I didn’t even think about hanging up a Christmas decoration until 2003, five years after he died, and that was only because friends brought me a tree and all the trimmings. Now it’s a year-by-year decision if I decorate or not, although I did manage to salvage the family Christmas ornaments from being sold to strangers when my mom had an auction after selling our childhood home. Somewhere, deep down or maybe not so deep at all, that stuff still means something.
Despite my growing hatred for the holiday season, I’m at least not stupid enough to attempt to spend the holiday alone. I always make sure I have plans down in advance, so I don’t have one more thing to get depressed about. Luckily, I live in the South, where squeezing one more random person into the festivities is usually the norm. One family in particular – the kind where just anyone can show up, you don’t even have to knock – has adopted me as one of its own. I even get a new pair of pajamas every year, just like everyone else in the family.
I am forever grateful for their inclusion of me, and for every other family or group that’s counted me in their flock over the years since I moved to North Carolina, then to Georgia. But every year, be it Christmas, Thanksgiving or some other holiday, there comes a time when I become acutely aware it’s not my family I’m with. That’s the moment I take my leave and leave my friends to their memories.
I’ve even tried going home to my “real” family, at least for the first few years. It didn’t work. On the first anniversary of dad’s death, aided greatly by the inclusion of alcohol by the way, I arrived home to find the same gifts sitting on the table that had been there the year before when I flew home that Christmas Eve night. Last year’s gifts were even still wrapped.
Yet once we got those out of the way (thank God for alcohol), mom insisted on celebrating the holiday the same way we’d done every year before. I didn’t see the point of this and still don’t, since things obviously will never be the same ever again.
In the next few years, the visits home for the holidays just got stranger and stranger and definitely not any easier. Not to mention my cousin and unofficial bartender wasn’t around. When I made a particularly painful holiday trip home just before moving to Georgia, I said that trip would be my last. Not that I wouldn’t ever come home again, although it was almost three full years before I did again, for that auction. My visits just wouldn’t be during the holidays. Too much stress. Too many expectations. Too damn cold. God managed to thumb the eye of my hatred of cold and snow when I had to drive home in February about three years ago for my grandma’s funeral. That’s the last time I saw Illinois. It’s just better that way.
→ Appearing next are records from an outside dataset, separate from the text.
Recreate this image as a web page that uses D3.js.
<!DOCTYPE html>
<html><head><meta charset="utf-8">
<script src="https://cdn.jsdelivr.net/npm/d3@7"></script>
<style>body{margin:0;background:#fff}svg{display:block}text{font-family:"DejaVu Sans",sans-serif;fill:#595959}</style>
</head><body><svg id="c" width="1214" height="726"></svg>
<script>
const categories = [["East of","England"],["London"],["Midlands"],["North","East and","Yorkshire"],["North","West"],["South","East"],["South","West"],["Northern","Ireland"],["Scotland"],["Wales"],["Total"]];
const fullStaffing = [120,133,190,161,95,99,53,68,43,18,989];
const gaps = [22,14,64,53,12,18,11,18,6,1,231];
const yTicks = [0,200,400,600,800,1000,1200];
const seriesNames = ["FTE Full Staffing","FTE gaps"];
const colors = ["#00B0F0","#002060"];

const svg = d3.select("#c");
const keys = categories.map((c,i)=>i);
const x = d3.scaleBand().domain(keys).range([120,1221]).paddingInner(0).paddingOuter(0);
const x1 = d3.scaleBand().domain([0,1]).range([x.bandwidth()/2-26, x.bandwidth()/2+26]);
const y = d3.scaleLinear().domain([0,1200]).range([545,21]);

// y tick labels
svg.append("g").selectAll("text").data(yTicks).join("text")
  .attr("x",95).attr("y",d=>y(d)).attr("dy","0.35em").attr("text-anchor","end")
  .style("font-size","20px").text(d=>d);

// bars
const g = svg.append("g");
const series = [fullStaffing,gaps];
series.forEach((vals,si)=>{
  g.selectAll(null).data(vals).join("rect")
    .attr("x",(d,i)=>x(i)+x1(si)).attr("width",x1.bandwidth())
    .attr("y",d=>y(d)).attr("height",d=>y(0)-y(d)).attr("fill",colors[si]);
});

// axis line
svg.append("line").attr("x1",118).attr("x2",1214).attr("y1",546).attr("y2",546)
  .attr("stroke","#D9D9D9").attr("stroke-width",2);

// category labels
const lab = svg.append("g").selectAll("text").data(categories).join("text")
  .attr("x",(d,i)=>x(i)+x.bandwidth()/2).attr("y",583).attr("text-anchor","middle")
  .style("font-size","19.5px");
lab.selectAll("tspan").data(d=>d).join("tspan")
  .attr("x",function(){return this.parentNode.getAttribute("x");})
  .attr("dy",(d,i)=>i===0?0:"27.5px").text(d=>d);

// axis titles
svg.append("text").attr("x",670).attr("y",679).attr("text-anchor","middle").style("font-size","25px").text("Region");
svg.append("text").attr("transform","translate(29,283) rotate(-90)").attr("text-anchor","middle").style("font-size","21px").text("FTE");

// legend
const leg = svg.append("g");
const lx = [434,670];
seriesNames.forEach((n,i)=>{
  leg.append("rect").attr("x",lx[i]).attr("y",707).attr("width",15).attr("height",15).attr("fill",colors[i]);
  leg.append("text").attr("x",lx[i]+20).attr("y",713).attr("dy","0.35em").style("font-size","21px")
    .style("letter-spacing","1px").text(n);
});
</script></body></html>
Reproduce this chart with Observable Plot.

Last year, Mom and I were barely on speaking terms. We’d gotten into a fight in November, on my birthday. We really didn’t start talking again regularly until April of this year in a peace accord brokered haphazardly by my brother with whom I’ve also had a diminished relationship in the years since Dad died.
This fall during a recent phone call, Mom mentioned some of her holiday plans, which didn’t appear to include me. As much as I know that’s for the best, really, it still stings. When I thought about it more, I realized I couldn’t visit mom if I wanted to. I’m not even sure where she is. She’s somewhere in Florida with my aunt and uncle, who have stepped in like troopers since dad died and made her part of their lives.
The best Christmas I’ve had in the last 12 years came four years ago when I told everyone not to get me anything. I said I wasn’t going to get anyone anything and instead, take whatever money that would amount to and head back to North Carolina and its restorative beaches for a week. It was a little “road trip down memory lane” and I didn’t spend a night in a motel. I flopped on the couches, spare beds and in the spare rooms of all the friends I’d left behind in 2003. I spent an afternoon on the quiet shore, sticking my toes in the cold sand and wishing I’d never left or at least lived closer to water. (The lake is not the same.) When I got back to town, just a day or so before Christmas, I was rested, restored and spent a quiet holiday with friends. It was lovely.
Unfortunately this year (and for the past few years) taking such a trip again is not financially in the cards. So I’m white-knuckling it here in Georgia. But I do at least know where I’ll be welcome Christmas Day and my second mom says she’ll have my new pajamas ready for me.
What I really wish is I could just find a nice hole to crawl into and stay there until sometime in January.